L'unanimité c'est en première instance l'accord de tous sur un objet, une décision à prendre. L'unanimité renvoie à un processus social d'accord de toutes les parties prenantes rassemblées. Ce processus qui conduit à une issue unique présente à la fois un risque mais est aussi une opportunité d'instituer un fonctionnement de groupe plus cohésif.
Le risque de l'unanimité
Le risque de l'unanimité est connu des spécialistes de socio-dynamique sous le nom de "groupthink" ou "pensée de groupe". Il s'agit d'un dévoiement de l'unanimité qui glisse de l'accord total et éclairé de chacun à la fausse unanimité, ou chacun se range à un avis qu'il croit majoritaire ou mieux étayé. Les phénomènes d'intimidation, les jeux d'influence, le jeu des rôles et des statuts, les effets de leadership, faussent l'accord qui n'est qu'apparent. Ce type d'accord ne dépasse pas le bord des lèvres de chacun et ne pénètre pas profondément dans chacun. Chacun de conforme à l'avis général pour réduire tension sociale et inconfort d'une situation qui pourrait conduire à se marginaliser du groupe. L'individu est infléchi dans ses croyances/désirs/choix/avis issu de son expérience par l'expression d'une pression sociale intériorisée et diffuse.

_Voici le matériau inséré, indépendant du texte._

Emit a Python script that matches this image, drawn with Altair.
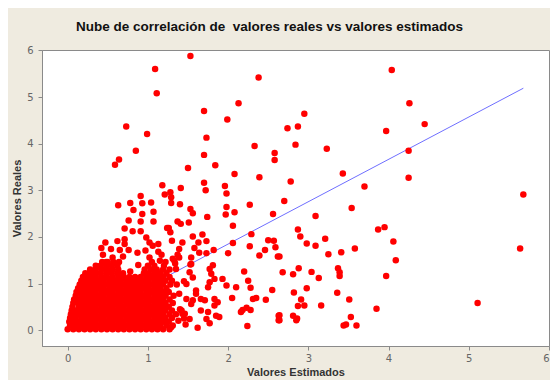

Le bénéfice de l'unanimité
Pour tirer bénéfice de l'unanimité, il s'agit pour chacun de disposer d'une sécurité ontologique (sûreté de soi dans l'existence, disposer de ses propres repères) et d'une maturité émotionnelle (capacité de faire avec ses frustrations et celles des autres). Ces deux conditions évitent l'altération de ses perceptions/sensations/sentiments/jugements. Elle requiert le temps du conflit socio-cognitif ou se prend une décision, d'aller en conscience librement au bout de sa pensée, de l'articuler à ce que chacun est vit et sait. L'unanimité est donc un processus exigeant qui nécessite la liberté de penser, de s'exprimer, de s'auto-ajuster aux autres. Elle nécessite de s'interdire des arguments d'autorité ou de statut, formel ou implicite. Elle a besoin de dé-hiérarchiser les relations d'échange, de les désexpertiser pour aboutir à un consensus librement construit. La qualité d'une décision à l'unanimité est donc le fruit d'un espace de dialogue et pas seulement de discussion ou de débat ou le plus habile/savant/expert/chef aura le dernier mot. L'unanimité prend le temps de se mettre ensemble au diapason. Elle ne compromet pas une vue singulière d'un sujet. Elle est un effort de clarification de chaque mot, de chaque adjectif, de chaque formule pour dépasser la facilité du vote (qui crée majorité et minorité), de la négociation (qui crée des déséquilibres), ou du compromis (qui génère de l'insatisfaction).
Chercher l'accord dans le moindre détail jusqu'à ce que le moins bavard, le plus réservé, le moins puissants ait voix au chapitre constitue ce chemin difficile de la concorde.